Speaking of Christmas, I haven't even given one quota of thought to presents. I know this may sound normal for most people, but I am the type of person who is very organized and just knows these things well in advance. Christmas seems so off the radar because I am unsure if this year I am going to be home with my family or if I am going to work. Do I have to get presents? Can I afford to buy presents? Will there be a Cookie Bonanza this year? I desperately want the answers to be yes, yes and HELL YES....but instead my mind is focused on the fact that tomorrow on Wednesday I have the 2p-10p shift and then on Thursday I have the 6a-2p shift and that leaves me with less than 8 hours of sleep between those two days and that freakin' stresses me out.
And then food. I can't somehow juggle grocery shopping anymore and most of the days, I work through dinner and so I haven't been cooking anything too inspired. We've gotten more take out than I care to eat, and while I like Whole Foods, I am getting very sick of pre-packaged sushi and the Indian buffet bar I get while I am at work.
I am not particularly happy with my state of mind or affairs.
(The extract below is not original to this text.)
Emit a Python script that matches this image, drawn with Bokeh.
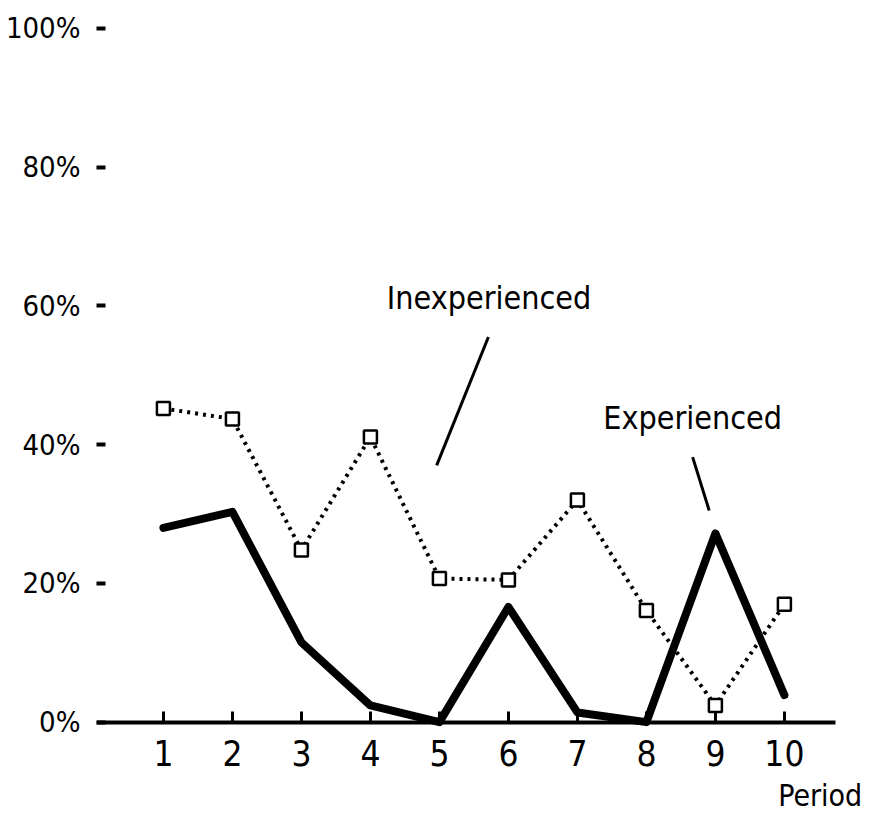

I keep telling myself that it will all get better in 2010 and that's like three weeks away. Because 2009 is obviously jinxed. One of the worst years ever...I, and 10% of the country, was unemployed for most of the year, I was depressed because of unemployment, it was the worst summer weather of all time, and now this. I saw the cover of Time magazine recently, naming the '00s as "the decade from hell." A little extreme, I think, but it kind of made me realize how nice the 90s really were....
I am ready for a new year, a new decade, a new mindset, a new life.